■ **Given data**
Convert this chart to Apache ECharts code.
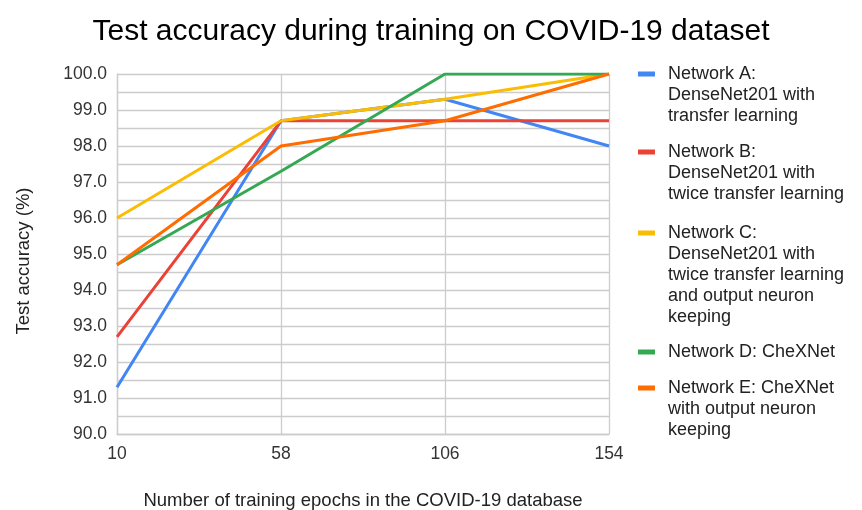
<!DOCTYPE html>
<html>
<head>
<meta charset="utf-8">
<script src="https://cdn.jsdelivr.net/npm/echarts@6/dist/echarts.min.js"></script>
<style>
  html, body { margin: 0; padding: 0; background: #fff; }
  #main { width: 862px; height: 510px; }
</style>
</head>
<body>
<div id="main"></div>
<script>
// data
var epochs = ['10', '58', '106', '154'];
var netA = [91.3, 98.7, 99.3, 98.0];
var netB = [92.7, 98.7, 98.7, 98.7];
var netC = [96.0, 98.7, 99.3, 100.0];
var netD = [94.7, 97.3, 100.0, 100.0];
var netE = [94.7, 98.0, 98.7, 100.0];

var names = [
  'Network A:\nDenseNet201 with\ntransfer learning',
  'Network B:\nDenseNet201 with\ntwice transfer learning',
  'Network C:\nDenseNet201 with\ntwice transfer learning\nand output neuron\nkeeping',
  'Network D: CheXNet',
  'Network E: CheXNet\nwith output neuron\nkeeping'
];
var colors = ['#4285F4', '#EA4335', '#FBBC04', '#34A853', '#FF6D01'];
var values = [netA, netB, netC, netD, netE];
// y of each legend icon (first text line)
var legendTops = [74, 152, 233, 352, 388];

var font = '"Liberation Sans", Arial, sans-serif';
var lh = 21;
var gridColor = '#cccccc';

var myChart = echarts.init(document.getElementById('main'));

// one legend per entry: icon box as tall as the text, swatch drawn near its top
var legends = names.map(function (n, i) {
  var h = n.split('\n').length * lh;
  return {
    orient: 'vertical',
    left: 638,
    top: legendTops[i] - lh / 2,
    padding: 0,
    itemWidth: 25,
    itemHeight: h,
    itemGap: 0,
    selectedMode: false,
    icon: 'path://M0,0h0.01 M25,' + h + 'h-0.01 M0,8h17v5h-17z',
    itemStyle: { borderWidth: 0 },
    data: [n],
    textStyle: { fontFamily: font, fontSize: 18, color: '#222', lineHeight: lh }
  };
});

var option = {
  color: colors,
  title: {
    text: 'Test accuracy during training on COVID-19 dataset',
    left: 'center',
    top: 12,
    textStyle: { fontFamily: font, fontSize: 30, fontWeight: 'normal', color: '#000' }
  },
  legend: legends,
  grid: { left: 117, right: 253, top: 74, bottom: 76, outerBoundsMode: 'none' },
  xAxis: {
    type: 'category',
    data: epochs,
    boundaryGap: false,
    name: 'Number of training epochs in the COVID-19 database',
    nameLocation: 'middle',
    nameGap: 57,
    nameTextStyle: { fontFamily: font, fontSize: 18.5, color: '#222' },
    axisLine: { lineStyle: { color: gridColor, width: 1.3 } },
    axisTick: { show: false },
    axisLabel: { fontFamily: font, fontSize: 17.5, color: '#333', margin: 11 },
    splitLine: { show: true, lineStyle: { color: gridColor, width: 1.3 } }
  },
  yAxis: {
    type: 'value',
    min: 90,
    max: 100,
    interval: 1,
    name: 'Test accuracy (%)',
    nameLocation: 'middle',
    nameGap: 84,
    nameTextStyle: { fontFamily: font, fontSize: 18.5, color: '#222', padding: [0, 14, 0, 0] },
    axisLine: { show: true, lineStyle: { color: gridColor, width: 1.3 } },
    axisTick: { show: false },
    axisLabel: {
      fontFamily: font, fontSize: 17.5, color: '#333', margin: 10,
      formatter: function (v) { return v.toFixed(1); }
    },
    splitLine: { lineStyle: { color: gridColor, width: 1.3 } },
    minorTick: { show: false, splitNumber: 2 },
    minorSplitLine: { show: true, lineStyle: { color: gridColor, width: 1.3 } }
  },
  series: names.map(function (n, i) {
    return {
      name: n,
      type: 'line',
      data: values[i],
      symbol: 'none',
      lineStyle: { width: 3 },
      animation: false
    };
  })
};

myChart.setOption(option);
</script>
</body>
</html>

■ **Exercise task**
All the material shown above is to be copied exactly, with no pictures carried over.

■ **Worked answer**
Convert this chart to Apache ECharts code.
<!DOCTYPE html>
<html>
<head>
<meta charset="utf-8">
<script src="https://cdn.jsdelivr.net/npm/echarts@6/dist/echarts.min.js"></script>
<style>
  html, body { margin: 0; padding: 0; background: #fff; }
  #main { width: 862px; height: 510px; }
</style>
</head>
<body>
<div id="main"></div>
<script>
// data
var epochs = ['10', '58', '106', '154'];
var netA = [91.3, 98.7, 99.3, 98.0];
var netB = [92.7, 98.7, 98.7, 98.7];
var netC = [96.0, 98.7, 99.3, 100.0];
var netD = [94.7, 97.3, 100.0, 100.0];
var netE = [94.7, 98.0, 98.7, 100.0];

var names = [
  'Network A:\nDenseNet201 with\ntransfer learning',
  'Network B:\nDenseNet201 with\ntwice transfer learning',
  'Network C:\nDenseNet201 with\ntwice transfer learning\nand output neuron\nkeeping',
  'Network D: CheXNet',
  'Network E: CheXNet\nwith output neuron\nkeeping'
];
var colors = ['#4285F4', '#EA4335', '#FBBC04', '#34A853', '#FF6D01'];
var values = [netA, netB, netC, netD, netE];
// y of each legend icon (first text line)
var legendTops = [74, 152, 233, 352, 388];

var font = '"Liberation Sans", Arial, sans-serif';
var lh = 21;
var gridColor = '#cccccc';

var myChart = echarts.init(document.getElementById('main'));

// one legend per entry: icon box as tall as the text, swatch drawn near its top
var legends = names.map(function (n, i) {
  var h = n.split('\n').length * lh;
  return {
    orient: 'vertical',
    left: 638,
    top: legendTops[i] - lh / 2,
    padding: 0,
    itemWidth: 25,
    itemHeight: h,
    itemGap: 0,
    selectedMode: false,
    icon: 'path://M0,0h0.01 M25,' + h + 'h-0.01 M0,8h17v5h-17z',
    itemStyle: { borderWidth: 0 },
    data: [n],
    textStyle: { fontFamily: font, fontSize: 18, color: '#222', lineHeight: lh }
  };
});

var option = {
  color: colors,
  title: {
    text: 'Test accuracy during training on COVID-19 dataset',
    left: 'center',
    top: 12,
    textStyle: { fontFamily: font, fontSize: 30, fontWeight: 'normal', color: '#000' }
  },
  legend: legends,
  grid: { left: 117, right: 253, top: 74, bottom: 76, outerBoundsMode: 'none' },
  xAxis: {
    type: 'category',
    data: epochs,
    boundaryGap: false,
    name: 'Number of training epochs in the COVID-19 database',
    nameLocation: 'middle',
    nameGap: 57,
    nameTextStyle: { fontFamily: font, fontSize: 18.5, color: '#222' },
    axisLine: { lineStyle: { color: gridColor, width: 1.3 } },
    axisTick: { show: false },
    axisLabel: { fontFamily: font, fontSize: 17.5, color: '#333', margin: 11 },
    splitLine: { show: true, lineStyle: { color: gridColor, width: 1.3 } }
  },
  yAxis: {
    type: 'value',
    min: 90,
    max: 100,
    interval: 1,
    name: 'Test accuracy (%)',
    nameLocation: 'middle',
    nameGap: 84,
    nameTextStyle: { fontFamily: font, fontSize: 18.5, color: '#222', padding: [0, 14, 0, 0] },
    axisLine: { show: true, lineStyle: { color: gridColor, width: 1.3 } },
    axisTick: { show: false },
    axisLabel: {
      fontFamily: font, fontSize: 17.5, color: '#333', margin: 10,
      formatter: function (v) { return v.toFixed(1); }
    },
    splitLine: { lineStyle: { color: gridColor, width: 1.3 } },
    minorTick: { show: false, splitNumber: 2 },
    minorSplitLine: { show: true, lineStyle: { color: gridColor, width: 1.3 } }
  },
  series: names.map(function (n, i) {
    return {
      name: n,
      type: 'line',
      data: values[i],
      symbol: 'none',
      lineStyle: { width: 3 },
      animation: false
    };
  })
};

myChart.setOption(option);
</script>
</body>
</html>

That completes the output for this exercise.